GOAL OF THE EXERCISE: Only the lines from the start of the material through the line containing "years = list(range(101))" are to be extracted, exactly as they appear.
▼▼▼
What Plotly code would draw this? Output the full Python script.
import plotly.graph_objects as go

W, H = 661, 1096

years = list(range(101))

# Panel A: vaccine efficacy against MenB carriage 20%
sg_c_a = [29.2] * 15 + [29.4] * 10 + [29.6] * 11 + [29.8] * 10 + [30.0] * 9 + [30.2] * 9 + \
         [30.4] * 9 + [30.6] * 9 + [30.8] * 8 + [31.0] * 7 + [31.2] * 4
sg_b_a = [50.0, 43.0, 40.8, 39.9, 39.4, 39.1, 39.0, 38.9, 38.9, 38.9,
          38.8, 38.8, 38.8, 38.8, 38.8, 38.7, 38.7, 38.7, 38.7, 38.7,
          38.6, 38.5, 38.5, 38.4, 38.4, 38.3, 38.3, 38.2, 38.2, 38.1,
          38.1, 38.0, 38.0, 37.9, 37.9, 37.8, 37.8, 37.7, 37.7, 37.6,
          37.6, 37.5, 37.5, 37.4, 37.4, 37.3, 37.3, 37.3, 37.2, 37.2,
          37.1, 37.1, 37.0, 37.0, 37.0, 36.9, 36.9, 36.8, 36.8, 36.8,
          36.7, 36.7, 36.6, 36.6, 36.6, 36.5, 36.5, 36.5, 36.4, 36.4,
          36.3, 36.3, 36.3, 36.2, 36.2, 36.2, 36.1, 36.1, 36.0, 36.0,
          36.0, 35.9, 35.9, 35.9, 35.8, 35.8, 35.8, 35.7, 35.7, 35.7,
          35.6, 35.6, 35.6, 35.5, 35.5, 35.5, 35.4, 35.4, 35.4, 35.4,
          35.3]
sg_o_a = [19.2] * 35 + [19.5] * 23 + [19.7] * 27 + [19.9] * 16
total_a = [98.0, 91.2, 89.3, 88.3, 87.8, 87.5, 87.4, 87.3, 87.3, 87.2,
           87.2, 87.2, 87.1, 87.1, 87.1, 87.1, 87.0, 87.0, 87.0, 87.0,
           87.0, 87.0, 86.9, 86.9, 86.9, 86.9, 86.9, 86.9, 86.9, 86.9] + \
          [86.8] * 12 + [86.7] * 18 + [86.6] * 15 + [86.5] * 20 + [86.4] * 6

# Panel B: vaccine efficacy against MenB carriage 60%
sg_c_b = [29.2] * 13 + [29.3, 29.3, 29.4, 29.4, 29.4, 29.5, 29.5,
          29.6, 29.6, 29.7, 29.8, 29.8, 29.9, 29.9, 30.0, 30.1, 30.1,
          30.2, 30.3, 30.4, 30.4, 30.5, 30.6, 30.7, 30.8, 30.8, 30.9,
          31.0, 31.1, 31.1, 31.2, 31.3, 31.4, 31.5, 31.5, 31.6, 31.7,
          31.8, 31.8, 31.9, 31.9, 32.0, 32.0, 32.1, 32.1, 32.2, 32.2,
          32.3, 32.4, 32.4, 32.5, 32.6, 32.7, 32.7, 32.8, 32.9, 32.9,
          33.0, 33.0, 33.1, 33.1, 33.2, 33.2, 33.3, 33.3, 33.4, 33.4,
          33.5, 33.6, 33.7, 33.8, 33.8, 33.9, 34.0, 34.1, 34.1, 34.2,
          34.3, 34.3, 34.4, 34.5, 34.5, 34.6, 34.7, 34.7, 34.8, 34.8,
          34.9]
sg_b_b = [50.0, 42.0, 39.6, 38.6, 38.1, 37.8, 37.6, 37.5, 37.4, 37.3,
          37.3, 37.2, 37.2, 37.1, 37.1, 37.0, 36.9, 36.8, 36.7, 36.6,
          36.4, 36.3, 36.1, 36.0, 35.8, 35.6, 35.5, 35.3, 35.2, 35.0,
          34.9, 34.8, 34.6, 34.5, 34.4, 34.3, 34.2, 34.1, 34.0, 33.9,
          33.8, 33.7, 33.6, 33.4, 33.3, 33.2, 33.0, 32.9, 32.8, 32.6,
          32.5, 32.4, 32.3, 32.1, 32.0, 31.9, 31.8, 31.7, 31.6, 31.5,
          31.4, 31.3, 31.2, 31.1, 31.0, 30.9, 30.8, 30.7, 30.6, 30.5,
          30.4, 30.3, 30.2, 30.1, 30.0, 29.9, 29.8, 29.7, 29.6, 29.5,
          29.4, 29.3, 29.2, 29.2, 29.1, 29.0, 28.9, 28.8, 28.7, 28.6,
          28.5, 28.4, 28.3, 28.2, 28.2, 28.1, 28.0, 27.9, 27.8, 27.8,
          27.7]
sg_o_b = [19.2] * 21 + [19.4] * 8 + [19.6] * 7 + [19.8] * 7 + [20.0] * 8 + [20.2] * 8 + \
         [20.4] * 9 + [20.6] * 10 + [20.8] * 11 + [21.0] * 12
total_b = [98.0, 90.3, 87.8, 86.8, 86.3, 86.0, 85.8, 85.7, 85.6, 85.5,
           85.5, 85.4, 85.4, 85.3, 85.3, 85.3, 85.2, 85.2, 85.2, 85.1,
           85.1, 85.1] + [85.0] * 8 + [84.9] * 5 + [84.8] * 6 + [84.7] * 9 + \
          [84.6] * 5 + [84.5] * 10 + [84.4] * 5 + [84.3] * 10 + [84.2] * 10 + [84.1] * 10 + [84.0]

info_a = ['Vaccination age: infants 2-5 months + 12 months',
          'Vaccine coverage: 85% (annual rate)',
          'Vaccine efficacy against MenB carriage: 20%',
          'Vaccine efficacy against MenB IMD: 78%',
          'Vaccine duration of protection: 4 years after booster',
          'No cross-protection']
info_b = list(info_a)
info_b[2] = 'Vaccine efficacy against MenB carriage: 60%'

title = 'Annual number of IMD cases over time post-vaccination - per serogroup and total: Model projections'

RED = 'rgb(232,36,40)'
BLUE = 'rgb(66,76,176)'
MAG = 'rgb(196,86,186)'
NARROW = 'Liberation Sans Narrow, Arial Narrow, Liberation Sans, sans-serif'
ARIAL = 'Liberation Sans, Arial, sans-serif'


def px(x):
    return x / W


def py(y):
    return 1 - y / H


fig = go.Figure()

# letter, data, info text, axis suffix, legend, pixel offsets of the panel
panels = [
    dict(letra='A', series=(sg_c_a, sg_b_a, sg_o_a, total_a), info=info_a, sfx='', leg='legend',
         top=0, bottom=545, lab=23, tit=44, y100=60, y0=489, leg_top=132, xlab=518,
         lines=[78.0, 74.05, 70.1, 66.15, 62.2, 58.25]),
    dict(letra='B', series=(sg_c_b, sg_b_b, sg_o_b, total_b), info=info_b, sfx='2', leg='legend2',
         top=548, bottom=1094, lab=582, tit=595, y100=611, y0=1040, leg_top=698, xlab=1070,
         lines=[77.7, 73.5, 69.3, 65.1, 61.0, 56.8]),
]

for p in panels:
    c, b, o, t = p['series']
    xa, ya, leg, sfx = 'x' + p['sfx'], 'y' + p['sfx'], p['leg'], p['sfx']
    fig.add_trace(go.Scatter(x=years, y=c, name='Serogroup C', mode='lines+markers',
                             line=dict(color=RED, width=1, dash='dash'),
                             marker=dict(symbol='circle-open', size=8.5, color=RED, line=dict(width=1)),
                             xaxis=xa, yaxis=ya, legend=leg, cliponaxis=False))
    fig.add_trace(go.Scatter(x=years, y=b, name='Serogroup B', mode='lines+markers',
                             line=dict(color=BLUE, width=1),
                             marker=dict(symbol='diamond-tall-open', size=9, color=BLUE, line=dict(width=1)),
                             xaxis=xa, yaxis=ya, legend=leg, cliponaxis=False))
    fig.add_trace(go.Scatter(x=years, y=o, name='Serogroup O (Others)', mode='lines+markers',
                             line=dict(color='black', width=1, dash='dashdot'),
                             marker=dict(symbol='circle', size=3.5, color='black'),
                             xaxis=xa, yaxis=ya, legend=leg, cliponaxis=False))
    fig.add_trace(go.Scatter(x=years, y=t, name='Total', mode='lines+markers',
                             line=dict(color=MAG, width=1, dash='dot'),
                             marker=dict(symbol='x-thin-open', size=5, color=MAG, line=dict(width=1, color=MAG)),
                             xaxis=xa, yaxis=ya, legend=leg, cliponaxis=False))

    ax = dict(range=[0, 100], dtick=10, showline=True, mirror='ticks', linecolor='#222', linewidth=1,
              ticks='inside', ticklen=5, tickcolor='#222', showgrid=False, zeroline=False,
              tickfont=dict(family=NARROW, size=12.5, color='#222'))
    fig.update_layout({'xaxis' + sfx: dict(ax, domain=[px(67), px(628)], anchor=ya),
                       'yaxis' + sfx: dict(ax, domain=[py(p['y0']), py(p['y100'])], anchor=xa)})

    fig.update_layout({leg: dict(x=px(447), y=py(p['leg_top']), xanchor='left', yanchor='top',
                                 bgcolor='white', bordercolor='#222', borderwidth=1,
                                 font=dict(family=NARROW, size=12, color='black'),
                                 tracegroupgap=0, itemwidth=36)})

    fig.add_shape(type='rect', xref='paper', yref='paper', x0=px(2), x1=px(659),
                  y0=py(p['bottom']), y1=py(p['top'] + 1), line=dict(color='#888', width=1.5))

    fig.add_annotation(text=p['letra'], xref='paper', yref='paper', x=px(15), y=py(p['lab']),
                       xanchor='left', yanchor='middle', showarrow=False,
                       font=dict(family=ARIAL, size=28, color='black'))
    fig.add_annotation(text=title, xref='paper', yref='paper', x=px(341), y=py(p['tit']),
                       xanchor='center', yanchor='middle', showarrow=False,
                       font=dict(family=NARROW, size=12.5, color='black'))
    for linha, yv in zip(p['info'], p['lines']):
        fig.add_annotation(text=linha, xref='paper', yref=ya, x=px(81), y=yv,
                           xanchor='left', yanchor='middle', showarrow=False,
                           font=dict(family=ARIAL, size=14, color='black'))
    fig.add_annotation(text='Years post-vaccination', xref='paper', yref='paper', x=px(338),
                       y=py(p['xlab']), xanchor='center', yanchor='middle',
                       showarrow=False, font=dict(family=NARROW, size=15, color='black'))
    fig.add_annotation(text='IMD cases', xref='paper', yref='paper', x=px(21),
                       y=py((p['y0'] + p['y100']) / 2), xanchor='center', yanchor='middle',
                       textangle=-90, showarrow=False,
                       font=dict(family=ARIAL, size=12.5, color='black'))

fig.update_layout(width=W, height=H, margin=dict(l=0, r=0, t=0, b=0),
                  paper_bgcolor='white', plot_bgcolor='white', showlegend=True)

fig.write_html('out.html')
▲▲▲
WORKED ANSWER:
What Plotly code would draw this? Output the full Python script.
import plotly.graph_objects as go

W, H = 661, 1096

years = list(range(101))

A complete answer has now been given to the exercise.